Exercise requirements:
Your task is to output the listing word for word, with pictures excluded.

Collected data:
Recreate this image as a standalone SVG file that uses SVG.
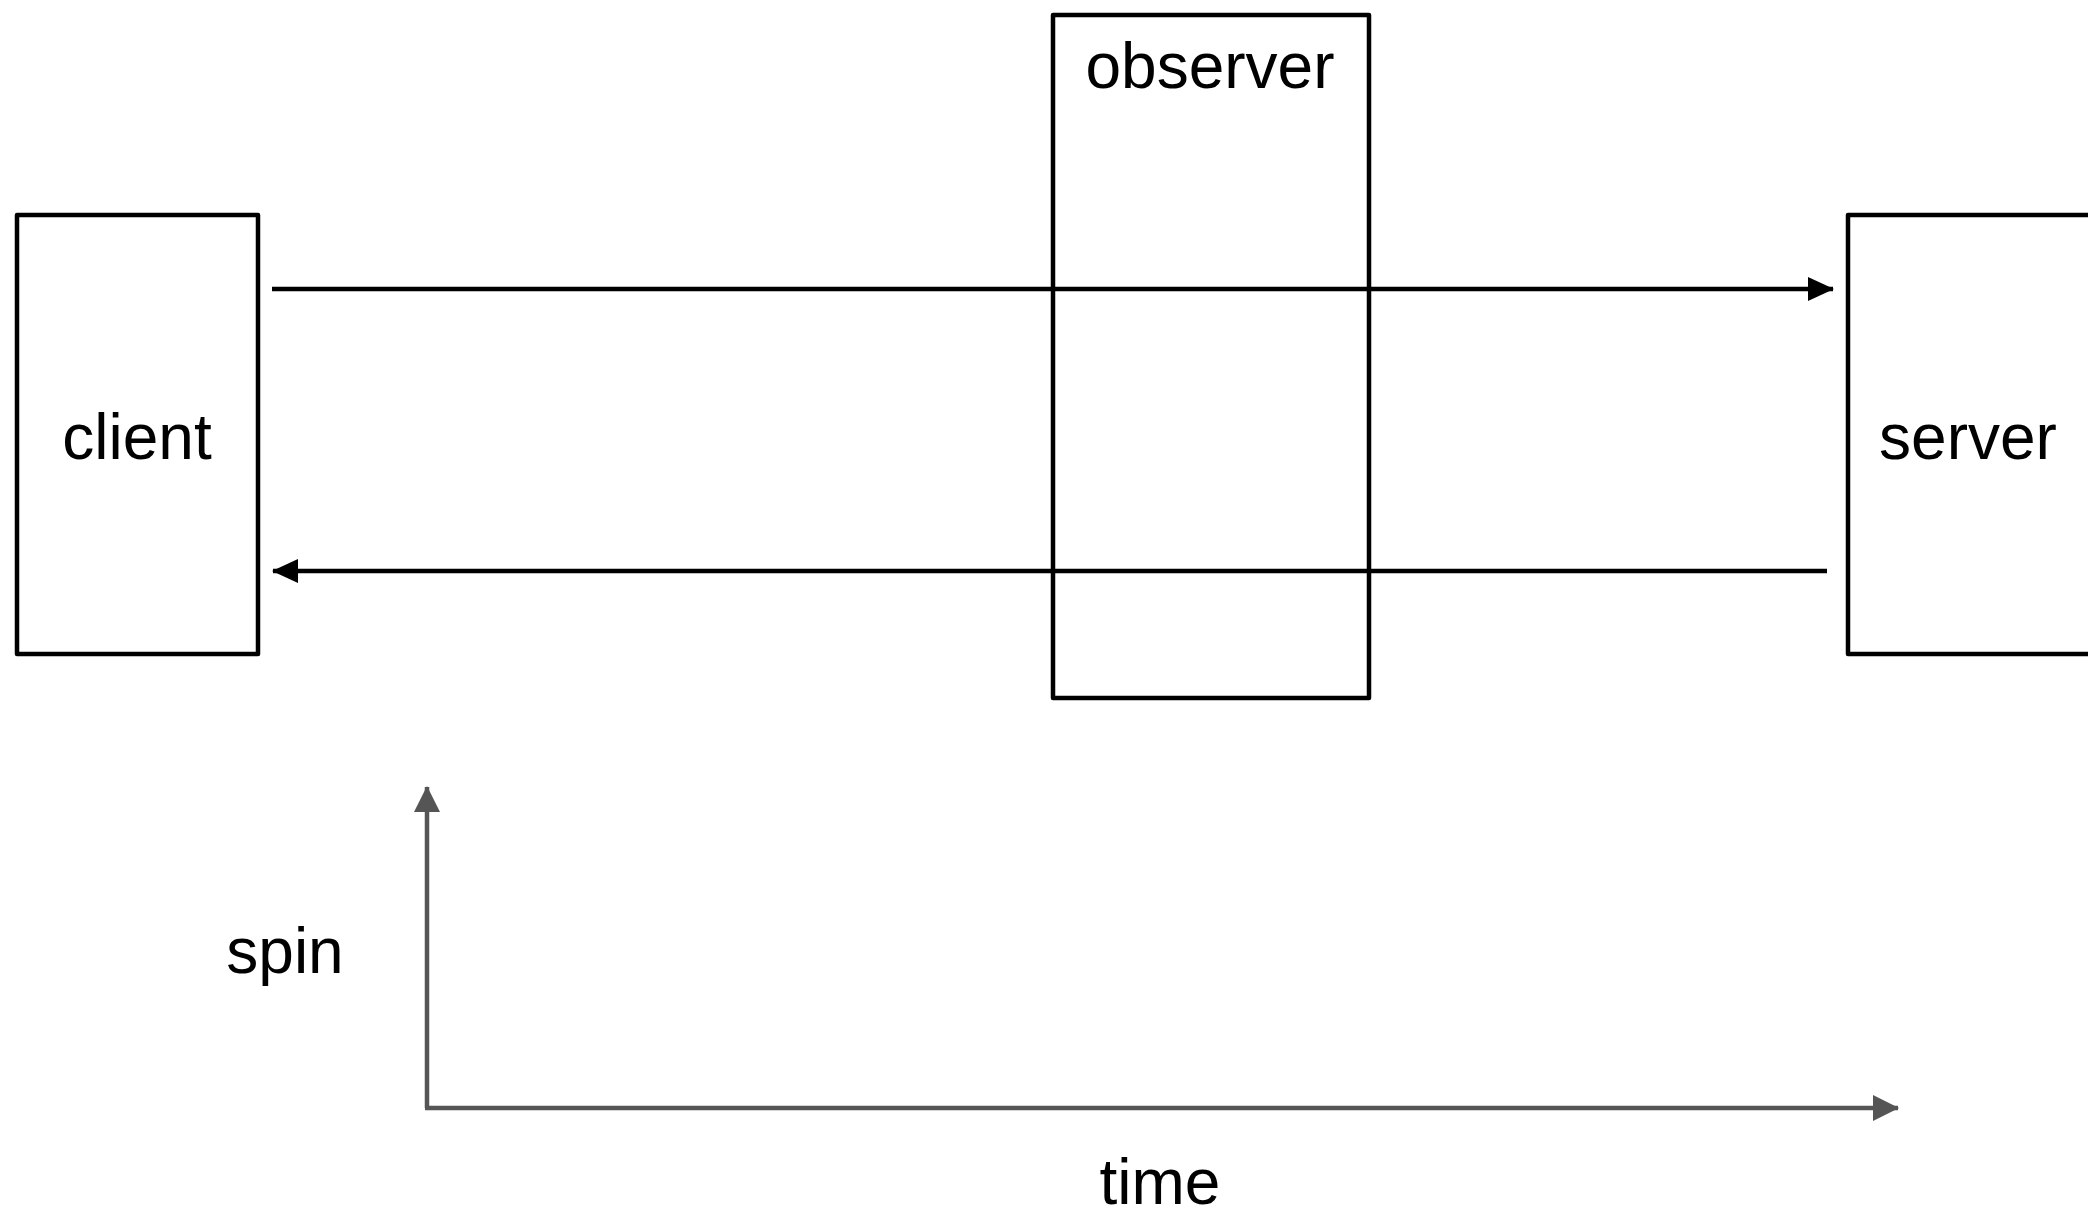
<svg xmlns="http://www.w3.org/2000/svg" width="2088" height="1218" viewBox="0 0 2088 1218">
<style>
.box{fill:#fff;stroke:#000;stroke-width:4.5;stroke-linejoin:round}
.lbl{font-family:"Liberation Sans",Arial,sans-serif;font-size:64px;fill:#000;text-anchor:middle}
.conn{stroke:#000;stroke-width:4.5;fill:none}
.axis{stroke:#555;stroke-width:4.5;fill:none}
</style>
<defs>
<marker id="ah" markerUnits="userSpaceOnUse" markerWidth="26" markerHeight="26" viewBox="0 0 26 24" refX="25" refY="12" orient="auto">
<path d="M0,0 L26,12 L0,24 Z" fill="#000"/>
</marker>
<marker id="ahg" markerUnits="userSpaceOnUse" markerWidth="26" markerHeight="26" viewBox="0 0 26 26" refX="25" refY="13" orient="auto">
<path d="M0,0 L26,13 L0,26 Z" fill="#555"/>
</marker>
</defs>
<g id="observer">
<rect class="box" x="1053" y="15" width="316" height="683"/>
<text class="lbl" x="1210" y="88">observer</text>
</g>
<g id="client">
<rect class="box" x="17" y="215" width="241" height="439"/>
<text class="lbl" x="137" y="459">client</text>
</g>
<g id="server">
<rect class="box" x="1848" y="215" width="250" height="439"/>
<text class="lbl" x="1968" y="459">server</text>
</g>
<g id="connectors">
<line class="conn" x1="272" y1="289" x2="1833" y2="289" marker-end="url(#ah)"/>
<line class="conn" x1="1827" y1="571" x2="273" y2="571" marker-end="url(#ah)"/>
</g>
<g id="axes">
<line class="axis" x1="427" y1="1108" x2="427" y2="787" marker-end="url(#ahg)"/>
<line class="axis" x1="425" y1="1108" x2="1898" y2="1108" marker-end="url(#ahg)"/>
<text class="lbl" x="285" y="973">spin</text>
<text class="lbl" x="1160" y="1204">time</text>
</g>
</svg>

Solved exercise:
Recreate this image as a standalone SVG file that uses SVG.
<svg xmlns="http://www.w3.org/2000/svg" width="2088" height="1218" viewBox="0 0 2088 1218">
<style>
.box{fill:#fff;stroke:#000;stroke-width:4.5;stroke-linejoin:round}
.lbl{font-family:"Liberation Sans",Arial,sans-serif;font-size:64px;fill:#000;text-anchor:middle}
.conn{stroke:#000;stroke-width:4.5;fill:none}
.axis{stroke:#555;stroke-width:4.5;fill:none}
</style>
<defs>
<marker id="ah" markerUnits="userSpaceOnUse" markerWidth="26" markerHeight="26" viewBox="0 0 26 24" refX="25" refY="12" orient="auto">
<path d="M0,0 L26,12 L0,24 Z" fill="#000"/>
</marker>
<marker id="ahg" markerUnits="userSpaceOnUse" markerWidth="26" markerHeight="26" viewBox="0 0 26 26" refX="25" refY="13" orient="auto">
<path d="M0,0 L26,13 L0,26 Z" fill="#555"/>
</marker>
</defs>
<g id="observer">
<rect class="box" x="1053" y="15" width="316" height="683"/>
<text class="lbl" x="1210" y="88">observer</text>
</g>
<g id="client">
<rect class="box" x="17" y="215" width="241" height="439"/>
<text class="lbl" x="137" y="459">client</text>
</g>
<g id="server">
<rect class="box" x="1848" y="215" width="250" height="439"/>
<text class="lbl" x="1968" y="459">server</text>
</g>
<g id="connectors">
<line class="conn" x1="272" y1="289" x2="1833" y2="289" marker-end="url(#ah)"/>
<line class="conn" x1="1827" y1="571" x2="273" y2="571" marker-end="url(#ah)"/>
</g>
<g id="axes">
<line class="axis" x1="427" y1="1108" x2="427" y2="787" marker-end="url(#ahg)"/>
<line class="axis" x1="425" y1="1108" x2="1898" y2="1108" marker-end="url(#ahg)"/>
<text class="lbl" x="285" y="973">spin</text>
<text class="lbl" x="1160" y="1204">time</text>
</g>
</svg>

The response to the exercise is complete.